RAPHAEL SOYER—Associated American Artists, 605 Fifth Ave. at 49th. With fine-line shadings and blank areas of light, Soyer brings out the fullness of body and the spiritual vacuity of New York girlhood. Past teen-age but not quite adult, his would-be students and sometime art ist's models display the wistful grace of instinctive, empty gestures. Sixteen etchings. Through May 2.

MUSEUMS

JEWISH—Fifth Ave. at 92nd. A retrospective of Pop Painter Jasper Johns: his Flags and Targets, along with more than 100 other paintings, drawings, sculptures, lithographs. Through April 12.

GUGGENHEIM—Fifth Ave. at 89th. The work of Vincent Van Gogh: his Sunflowers and Cypresses, Harvest, Yellow House and Potato Eaters are among the 120 oils, watercolors and drawings on loan from his nephew's unique collection. Through June 28.

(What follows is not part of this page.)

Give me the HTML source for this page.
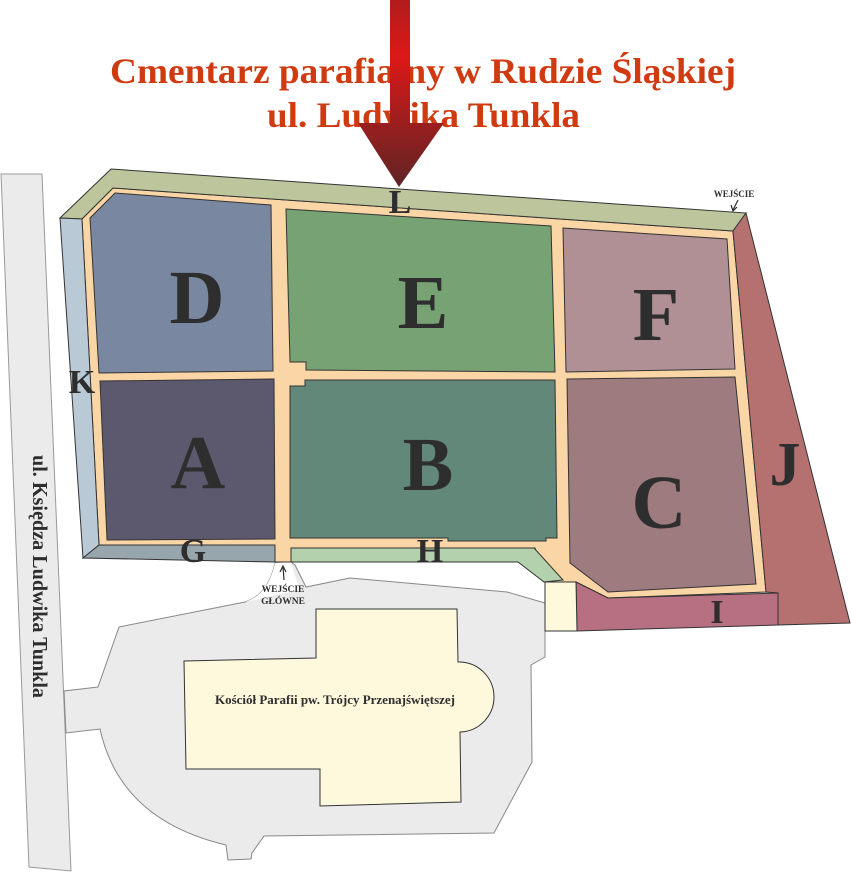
<!DOCTYPE html>
<html><head><meta charset="utf-8"><style>
html,body{margin:0;padding:0;background:#fff;width:852px;height:872px;overflow:hidden}
svg{display:block}
text{font-family:"Liberation Serif",serif;font-weight:bold}
</style></head><body>
<svg width="852" height="872" viewBox="0 0 852 872" xmlns="http://www.w3.org/2000/svg">
<defs>
<linearGradient id="ag" x1="0" y1="0" x2="0" y2="1">
<stop offset="0" stop-color="#b01c1c"/><stop offset="0.3" stop-color="#dd1818"/><stop offset="1" stop-color="#5e2424"/>
</linearGradient>
</defs>
<!-- road -->
<polygon points="1,174 42,174 71,871 29,867" fill="#ebebeb" stroke="#999" stroke-width="1"/>
<text transform="translate(33,455) rotate(90)" font-size="21" fill="#2e2e2e" textLength="243" lengthAdjust="spacingAndGlyphs">ul. Księdza Ludwika Tunkla</text>
<!-- grey church area -->
<path d="M275,563 Q268,595 245,602 L119,627 L98,687 L64,691 L66,733 L100,729 Q120,820 226,845 L228,860 L251,859 L252,853 L264,836 L494,833 L532,762 L531,665 L545,657 L545,603 L507,592 L350,578 L306,587 L295,565 L291,562 Z" fill="#ebebeb" stroke="#888" stroke-width="1"/>
<path d="M275,563 Q268,595 245,602 L300,590 Q293,570 291,562 Z" fill="#fff"/>
<!-- church -->
<path d="M184,661 L316,658 L316,609 L457,609 L458,662 A35,35 0 0 1 460,732 L461,802 L320,806 L320,769 L186,769 Z" fill="#fef8dc" stroke="#333" stroke-width="1"/>
<text x="335" y="704" font-size="12.5" fill="#2e2e2e" text-anchor="middle" textLength="240" lengthAdjust="spacingAndGlyphs">Kościół Parafii pw. Trójcy Przenajświętszej</text>
<!-- orange base -->
<polygon points="82,219 113,188 733,231 766,592 608,598 576,582 545,582 535,548 291,548 291,562 275,562 275,545 99,545" fill="#fad5a5" stroke="#333" stroke-width="1"/>
<!-- green top strip -->
<polygon points="60,218 111,169 746,213 733,231 113,188 82,219" fill="#bcc59b" stroke="#333" stroke-width="1"/>
<!-- left strip -->
<polygon points="60,218 82,219 99,545 83,558" fill="#b9c9d6" stroke="#333" stroke-width="1"/>
<!-- G strip -->
<polygon points="99,545 275,545 275,562 83,558" fill="#97a5ad" stroke="#333" stroke-width="1"/>
<!-- H strip -->
<polygon points="291,548 534,548 563,580 544,582 518,562 291,562" fill="#b3d1ad" stroke="#333" stroke-width="1"/>
<!-- J -->
<polygon points="733,231 746,213 850,623 778,625 778,593 766,592" fill="#b57170" stroke="#333" stroke-width="1"/>
<!-- I -->
<polygon points="576,582 608,598 778,593 778,625 577,631" fill="#b77082" stroke="#333" stroke-width="1"/>
<!-- cream square -->
<polygon points="545,582 576,582 577,631 545,631" fill="#fef8dc" stroke="#333" stroke-width="1"/>
<!-- plots -->
<polygon points="90,218 115,193 271,205 273,371 99,373" fill="#7a87a0" stroke="#333" stroke-width="1"/>
<polygon points="100,381 274,379 275,539 107,540" fill="#5c596f" stroke="#333" stroke-width="1"/>
<polygon points="286,209 551,226 555,372 306,370 306,362 290,362" fill="#77a273" stroke="#333" stroke-width="1"/>
<polygon points="290,386 305,386 305,380 555,380 557,538 546,538 546,541 448,541 448,538 290,538" fill="#62887a" stroke="#333" stroke-width="1"/>
<polygon points="563,228 727,239 735,369 566,372" fill="#b09094" stroke="#333" stroke-width="1"/>
<polygon points="567,379 735,377 756,584 608,592 570,563" fill="#9d7b7f" stroke="#333" stroke-width="1"/>
<!-- letters -->
<g fill="#2e2e2e" text-anchor="middle">
<text x="197" y="323" font-size="76">D</text>
<text x="423" y="328" font-size="76">E</text>
<text x="656" y="340" font-size="76">F</text>
<text x="198" y="488" font-size="76">A</text>
<text x="428" y="490" font-size="76">B</text>
<text x="659" y="528" font-size="76">C</text>
<text x="785" y="485" font-size="62">J</text>
<text x="82" y="393" font-size="34">K</text>
<text x="400" y="213" font-size="34">L</text>
<text x="193" y="562" font-size="34">G</text>
<text x="430" y="562" font-size="34">H</text>
<text x="717" y="623" font-size="34">I</text>
<text x="734" y="197" font-size="9">WEJŚCIE</text>
<text x="283" y="592" font-size="9.5">WEJŚCIE</text>
<text x="283" y="604" font-size="9.5">GŁÓWNE</text>
</g>
<path d="M738,200 L733,210 M731,205 L733,211 L737,207" stroke="#2e2e2e" stroke-width="1.2" fill="none"/>
<path d="M284,580 L283,567 M280,572 L283,566 L286,572" stroke="#2e2e2e" stroke-width="1.2" fill="none"/>
<!-- title -->
<g fill="#d03a10" font-size="36">
<text x="110" y="83" textLength="626" lengthAdjust="spacingAndGlyphs">Cmentarz parafialny w Rudzie Śląskiej</text>
<text x="267" y="127" textLength="313" lengthAdjust="spacingAndGlyphs">ul. Ludwika Tunkla</text>
</g>
<!-- arrow -->
<polygon points="390,0 410,0 410,123 444,123 399,187 358,123 390,123" fill="url(#ag)"/>
</svg>
</body></html>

METROPOLITAN—Fifth Ave. at 82nd. The museum supplements its large collection of Rembrandt paintings (33, including the $2,300,000 Aristotle Contemplating the Bust of Homer) with a selection of the Dutch master's prints. "World's Fairs—the Architecture of Fantasy" makes a retrospective visit to 16 past expositions by means of prints, photographs, posters and souvenirs.

FINCH COLLEGE MUSEUM OF ART—62 East 78th. Fifty Venetian paintings from the 17th century range from Palma II Giovane to Sebastiano Ricci. Through April 30.

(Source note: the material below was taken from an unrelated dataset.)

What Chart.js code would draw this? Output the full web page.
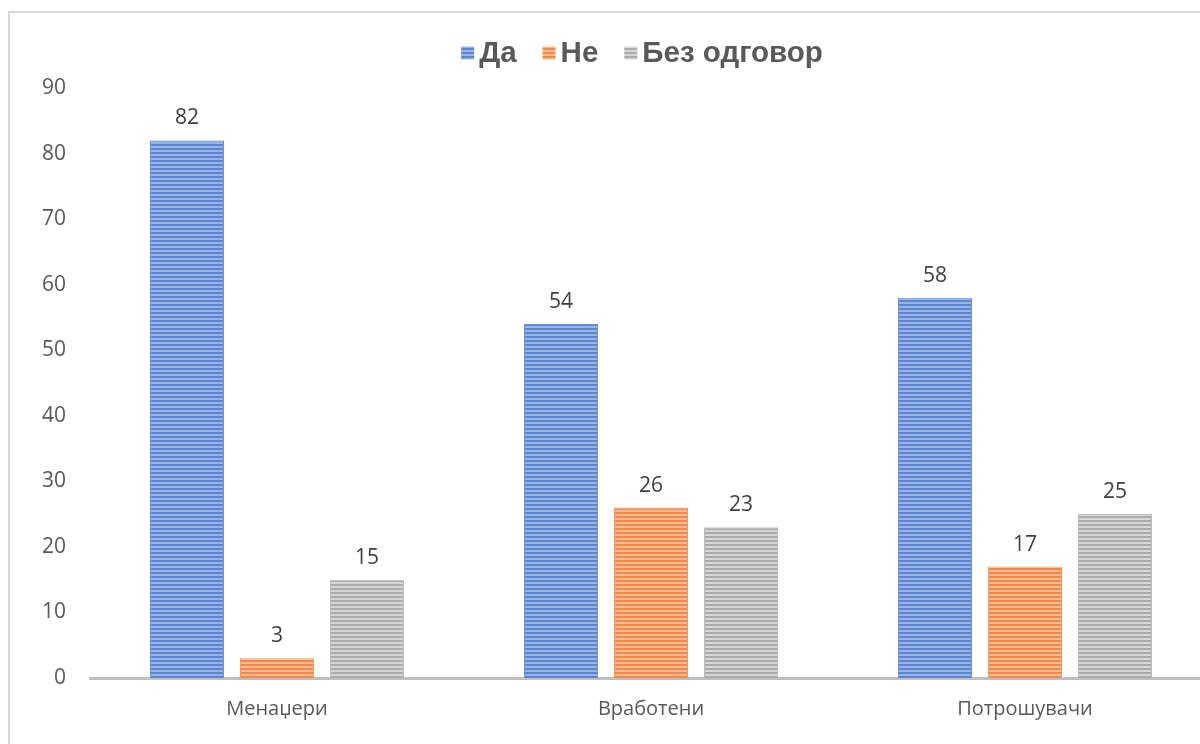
<!DOCTYPE html>
<html>
<head>
<meta charset="utf-8">
<script src="https://cdn.jsdelivr.net/npm/chart.js@4/dist/chart.umd.min.js"></script>
<style>
  html, body { margin: 0; padding: 0; background: #fff; overflow: hidden; }
  #wrap { position: absolute; left: 0; top: 0; width: 1215px; height: 744px; }
  #frame { position: absolute; left: 8px; top: 11px; width: 1300px; height: 800px;
           border-left: 2px solid #d9d9d9; border-top: 2px solid #d9d9d9; pointer-events: none; }
</style>
</head>
<body>
<div id="wrap"><canvas id="c" width="1215" height="744"></canvas></div>
<div id="frame"></div>
<script>
const categories = ['Менаџери', 'Вработени', 'Потрошувачи'];
const seriesNames = ['Да', 'Не', 'Без одговор'];
const yesValues = [82, 54, 58];
const noValues = [3, 26, 17];
const noAnswerValues = [15, 23, 25];
const yTicks = [0, 10, 20, 30, 40, 50, 60, 70, 80, 90];

// Horizontal striped fill for the bars
function stripes(dark, light) {
  const p = document.createElement('canvas');
  p.width = 4; p.height = 4;
  const g = p.getContext('2d');
  g.fillStyle = light; g.fillRect(0, 0, 4, 4);
  g.fillStyle = dark; g.fillRect(0, 0, 4, 2);
  return g.createPattern(p, 'repeat');
}
const ctx = document.getElementById('c').getContext('2d');
const fills = [
  stripes('#5a84d4', '#9ab4e4'),
  stripes('#f08a4a', '#f7bb92'),
  stripes('#ababab', '#d6d6d6')
];
const edges = ['#6f93d8', '#f29a62', '#bdbdbd'];
const baseFont = '"Open Sans", "Noto Sans", sans-serif';

const valueLabels = {
  id: 'valueLabels',
  afterDatasetsDraw(chart) {
    const c = chart.ctx;
    c.save();
    c.font = '21px ' + baseFont;
    c.fillStyle = '#404040';
    c.textAlign = 'center';
    c.textBaseline = 'middle';
    chart.data.datasets.forEach((ds, i) => {
      chart.getDatasetMeta(i).data.forEach((bar, j) => {
        c.fillText(String(ds.data[j]), bar.x, bar.y - 22);
      });
    });
    c.restore();
  }
};

const topLegend = {
  id: 'topLegend',
  afterDraw(chart) {
    const c = chart.ctx;
    c.save();
    c.font = 'bold 29.5px "Liberation Sans", Arial, sans-serif';
    c.textBaseline = 'middle';
    const box = 13, gapBox = 5, gapItem = 26, cy = 53;
    const widths = seriesNames.map(n => c.measureText(n).width);
    let total = 0;
    widths.forEach((w, i) => { total += box + gapBox + w + (i < widths.length - 1 ? gapItem : 0); });
    let x = 642 - total / 2;
    seriesNames.forEach((n, i) => {
      c.fillStyle = fills[i];
      c.fillRect(x, cy - box / 2, box, box);
      x += box + gapBox;
      c.fillStyle = '#595959';
      c.fillText(n, x, cy + 1);
      x += widths[i] + gapItem;
    });
    c.restore();
  }
};

new Chart(ctx, {
  type: 'bar',
  data: {
    labels: categories,
    datasets: [
      { label: seriesNames[0], data: yesValues, backgroundColor: fills[0], borderColor: edges[0], borderWidth: { left: 1, right: 1, top: 1, bottom: 0 } },
      { label: seriesNames[1], data: noValues, backgroundColor: fills[1], borderColor: edges[1], borderWidth: { left: 1, right: 1, top: 1, bottom: 0 } },
      { label: seriesNames[2], data: noAnswerValues, backgroundColor: fills[2], borderColor: edges[2], borderWidth: { left: 1, right: 1, top: 1, bottom: 0 } }
    ]
  },
  options: {
    responsive: false,
    animation: false,
    layout: { padding: { top: 88, right: 3, bottom: 0, left: 0 } },
    datasets: { bar: { barPercentage: 0.822, categoryPercentage: 0.722 } },
    plugins: { legend: { display: false }, tooltip: { enabled: false } },
    scales: {
      x: {
        grid: { display: false },
        border: { display: true, color: '#bfbfbf', width: 3 },
        ticks: { color: '#595959', font: { size: 20, family: baseFont }, padding: 11 },
        afterFit(s) { s.height = 66; }
      },
      y: {
        min: 0, max: 90,
        afterBuildTicks(s) { s.ticks = yTicks.map(v => ({ value: v })); },
        grid: { display: false },
        border: { display: false },
        ticks: { color: '#595959', font: { size: 21, family: baseFont }, padding: 16 },
        afterFit(s) { s.width = 90; }
      }
    }
  },
  plugins: [valueLabels, topLegend]
});
</script>
</body>
</html>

GALLERY OF MODERN ART—Columbus Circle at 59th. The Circle is enhanced by Huntington Hartford's new museum, which provides an intimate setting for his less-than-dazzling personal acquisitions and for a mammoth exhibition of the late Russian-born Painter Pavel Tchelitchew's surrealistic puzzle pictures, bloodshot-eyed portraits and "interior landscapes" of the head. Through April 19.

MUSEUM OF PRIMITIVE ART—15 West 54th. Objects from the Massim region of New Guinea and 60 tempera paintings of primitive sculpture by Mexican Miguel Covarrubias, an important scholar in the field. Through May 10.

WHITNEY—22 West 54th. Jack Tworkov, 63, head of Yale's art school and old-line abstract expressionist, gets the retrospective once-over in an exhibition that begins with a 1948 Figure garbed in cubist subtleties, proceeds to the brilliant reds and blues that slash through his 1963 oils. Seventy paintings, collages, drawings. Through May 3.

BROOKLYN—Eastern Parkway. The 14th National Print Exhibition shows 165 examples, selected from 2,000 entries, of what U.S. printmakers have pursued during the past year. Through Aug. 16.